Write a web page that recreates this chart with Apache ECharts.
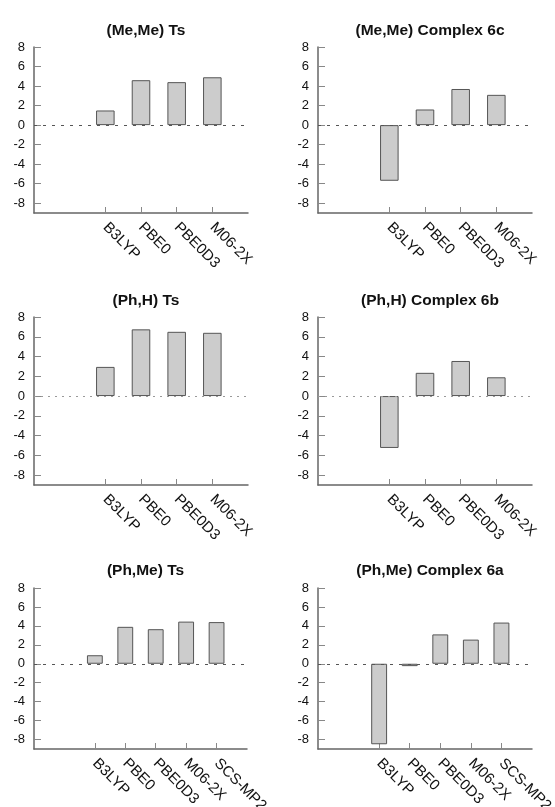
<!DOCTYPE html>
<html>
<head>
<meta charset="utf-8">
<script src="https://cdn.jsdelivr.net/npm/echarts@6/dist/echarts.min.js"></script>
<style>
html,body{margin:0;padding:0;background:#fff;}
#c{width:555px;height:807px;}
</style>
</head>
<body>
<div id="c"></div>
<script>
// Categories (empty slots are padding positions on the axis)
const catsShort = ['', '', 'B3LYP', 'PBE0', 'PBE0D3', 'M06-2X', ''];
const catsLong = ['', '', 'B3LYP', 'PBE0', 'PBE0D3', 'M06-2X', 'SCS-MP2', ''];
const titles = ['(Me,Me) Ts', '(Me,Me) Complex 6c', '(Ph,H) Ts', '(Ph,H) Complex 6b', '(Ph,Me) Ts', '(Ph,Me) Complex 6a'];
// Series values
const meMeTs = [null, null, 1.5, 4.6, 4.4, 4.9, null];
const meMe6c = [null, null, -5.7, 1.6, 3.7, 3.1, null];
const phHTs = [null, null, 2.95, 6.75, 6.5, 6.4, null];
const phH6b = [null, null, -5.25, 2.35, 3.55, 1.9, null];
const phMeTs = [null, null, 0.9, 3.9, 3.65, 4.45, 4.4, null];
const phMe6a = [null, null, -8.5, -0.25, 3.1, 2.55, 4.35, null];
// Tick labels
const yTicks = [-8, -6, -4, -2, 0, 2, 4, 6, 8];

const panels = [
  {cats: catsShort, data: meMeTs, left: 34, top: 47, width: 214, height: 166, ty: 26},
  {cats: catsShort, data: meMe6c, left: 318, top: 47, width: 214, height: 166, ty: 26},
  {cats: catsShort, data: phHTs, left: 34, top: 317, width: 214, height: 168, ty: 296},
  {cats: catsShort, data: phH6b, left: 318, top: 317, width: 214, height: 168, ty: 296},
  {cats: catsLong, data: phMeTs, left: 34, top: 588, width: 213, height: 161, ty: 566},
  {cats: catsLong, data: phMe6a, left: 318, top: 588, width: 214, height: 161, ty: 566}
];
const zeroStyles = [
  {color: '#555', type: [3, 6]}, {color: '#555', type: [3, 6]},
  {color: '#999', type: [2, 5]}, {color: '#999', type: [2, 5]},
  {color: '#555', type: [3, 6]}, {color: '#555', type: [3, 6]}
];
const font = 'Liberation Sans, Arial, Helvetica, sans-serif';

const option = {
  animation: false,
  backgroundColor: '#fff',
  title: panels.map((p, i) => ({
    text: titles[i],
    left: p.left + p.width / 2,
    top: p.ty,
    textAlign: 'center',
    textVerticalAlign: 'middle',
    textStyle: {fontFamily: font, fontSize: 15.5, fontWeight: 'bold', color: '#111'}
  })),
  grid: panels.map(p => ({left: p.left, top: p.top, width: p.width, height: p.height,
    containLabel: false, outerBoundsMode: 'none'})),
  xAxis: panels.map((p, i) => ({
    type: 'category',
    gridIndex: i,
    data: p.cats,
    boundaryGap: false,
    axisLine: {onZero: false, lineStyle: {color: '#666', width: 1.5}},
    axisTick: {inside: true, length: 6, lineStyle: {color: '#888', width: 1},
      interval: (idx, val) => val !== ''},
    axisLabel: {rotate: -45, margin: 12, fontFamily: font, fontSize: 15, color: '#111',
      interval: (idx, val) => val !== ''},
    splitLine: {show: false}
  })),
  yAxis: panels.map((p, i) => ({
    type: 'value',
    gridIndex: i,
    min: -9,
    max: 8,
    axisLine: {show: true, lineStyle: {color: '#666', width: 1.5}},
    axisTick: {show: true, inside: true, length: 7, customValues: yTicks, lineStyle: {color: '#888', width: 1}},
    axisLabel: {customValues: yTicks, margin: 9, fontFamily: font, fontSize: 13, color: '#111'},
    splitLine: {show: false}
  })),
  series: panels.map((p, i) => ({
    type: 'bar',
    xAxisIndex: i,
    yAxisIndex: i,
    data: p.data,
    barWidth: '52%',
    itemStyle: {color: '#cccccc', borderColor: '#555', borderWidth: 1},
    markLine: {
      silent: true,
      symbol: 'none',
      label: {show: false},
      lineStyle: {color: zeroStyles[i].color, type: zeroStyles[i].type, width: 1},
      data: [{yAxis: 0}]
    },
    z: 3
  }))
};

const chart = echarts.init(document.getElementById('c'), null, {renderer: 'canvas'});
chart.setOption(option);
</script>
</body>
</html>
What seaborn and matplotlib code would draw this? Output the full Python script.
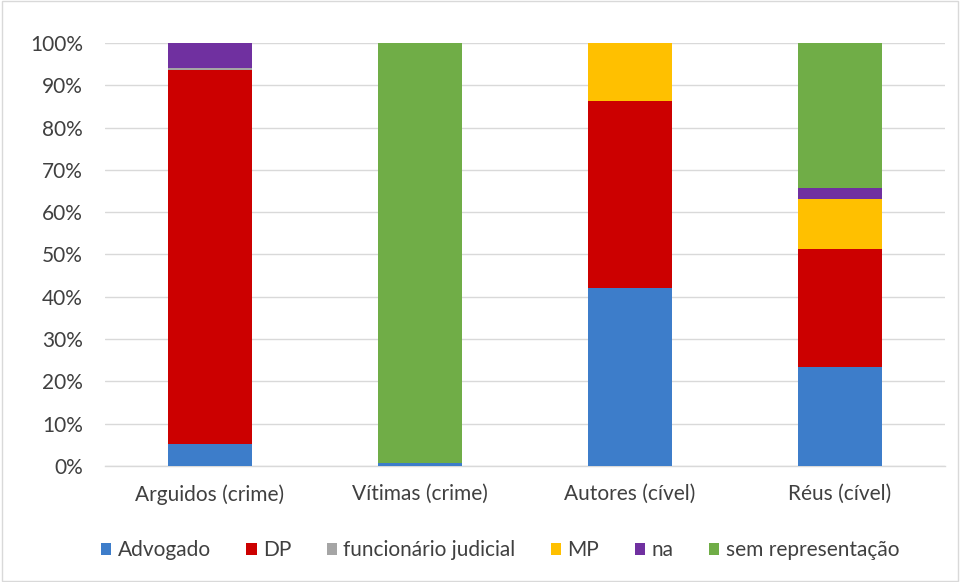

·····

Omit every picture while copying the listing above exactly.

Write a web page that recreates this chart with Apache ECharts.
<!DOCTYPE html>
<html>
<head>
<meta charset="utf-8">
<script src="https://cdn.jsdelivr.net/npm/echarts@6/dist/echarts.min.js"></script>
<style>
html,body{margin:0;padding:0;background:#fff;}
#c{width:555px;height:807px;}
</style>
</head>
<body>
<div id="c"></div>
<script>
// Categories (empty slots are padding positions on the axis)
const catsShort = ['', '', 'B3LYP', 'PBE0', 'PBE0D3', 'M06-2X', ''];
const catsLong = ['', '', 'B3LYP', 'PBE0', 'PBE0D3', 'M06-2X', 'SCS-MP2', ''];
const titles = ['(Me,Me) Ts', '(Me,Me) Complex 6c', '(Ph,H) Ts', '(Ph,H) Complex 6b', '(Ph,Me) Ts', '(Ph,Me) Complex 6a'];
// Series values
const meMeTs = [null, null, 1.5, 4.6, 4.4, 4.9, null];
const meMe6c = [null, null, -5.7, 1.6, 3.7, 3.1, null];
const phHTs = [null, null, 2.95, 6.75, 6.5, 6.4, null];
const phH6b = [null, null, -5.25, 2.35, 3.55, 1.9, null];
const phMeTs = [null, null, 0.9, 3.9, 3.65, 4.45, 4.4, null];
const phMe6a = [null, null, -8.5, -0.25, 3.1, 2.55, 4.35, null];
// Tick labels
const yTicks = [-8, -6, -4, -2, 0, 2, 4, 6, 8];

const panels = [
  {cats: catsShort, data: meMeTs, left: 34, top: 47, width: 214, height: 166, ty: 26},
  {cats: catsShort, data: meMe6c, left: 318, top: 47, width: 214, height: 166, ty: 26},
  {cats: catsShort, data: phHTs, left: 34, top: 317, width: 214, height: 168, ty: 296},
  {cats: catsShort, data: phH6b, left: 318, top: 317, width: 214, height: 168, ty: 296},
  {cats: catsLong, data: phMeTs, left: 34, top: 588, width: 213, height: 161, ty: 566},
  {cats: catsLong, data: phMe6a, left: 318, top: 588, width: 214, height: 161, ty: 566}
];
const zeroStyles = [
  {color: '#555', type: [3, 6]}, {color: '#555', type: [3, 6]},
  {color: '#999', type: [2, 5]}, {color: '#999', type: [2, 5]},
  {color: '#555', type: [3, 6]}, {color: '#555', type: [3, 6]}
];
const font = 'Liberation Sans, Arial, Helvetica, sans-serif';

const option = {
  animation: false,
  backgroundColor: '#fff',
  title: panels.map((p, i) => ({
    text: titles[i],
    left: p.left + p.width / 2,
    top: p.ty,
    textAlign: 'center',
    textVerticalAlign: 'middle',
    textStyle: {fontFamily: font, fontSize: 15.5, fontWeight: 'bold', color: '#111'}
  })),
  grid: panels.map(p => ({left: p.left, top: p.top, width: p.width, height: p.height,
    containLabel: false, outerBoundsMode: 'none'})),
  xAxis: panels.map((p, i) => ({
    type: 'category',
    gridIndex: i,
    data: p.cats,
    boundaryGap: false,
    axisLine: {onZero: false, lineStyle: {color: '#666', width: 1.5}},
    axisTick: {inside: true, length: 6, lineStyle: {color: '#888', width: 1},
      interval: (idx, val) => val !== ''},
    axisLabel: {rotate: -45, margin: 12, fontFamily: font, fontSize: 15, color: '#111',
      interval: (idx, val) => val !== ''},
    splitLine: {show: false}
  })),
  yAxis: panels.map((p, i) => ({
    type: 'value',
    gridIndex: i,
    min: -9,
    max: 8,
    axisLine: {show: true, lineStyle: {color: '#666', width: 1.5}},
    axisTick: {show: true, inside: true, length: 7, customValues: yTicks, lineStyle: {color: '#888', width: 1}},
    axisLabel: {customValues: yTicks, margin: 9, fontFamily: font, fontSize: 13, color: '#111'},
    splitLine: {show: false}
  })),
  series: panels.map((p, i) => ({
    type: 'bar',
    xAxisIndex: i,
    yAxisIndex: i,
    data: p.data,
    barWidth: '52%',
    itemStyle: {color: '#cccccc', borderColor: '#555', borderWidth: 1},
    markLine: {
      silent: true,
      symbol: 'none',
      label: {show: false},
      lineStyle: {color: zeroStyles[i].color, type: zeroStyles[i].type, width: 1},
      data: [{yAxis: 0}]
    },
    z: 3
  }))
};

const chart = echarts.init(document.getElementById('c'), null, {renderer: 'canvas'});
chart.setOption(option);
</script>
</body>
</html>
What seaborn and matplotlib code would draw this? Output the full Python script.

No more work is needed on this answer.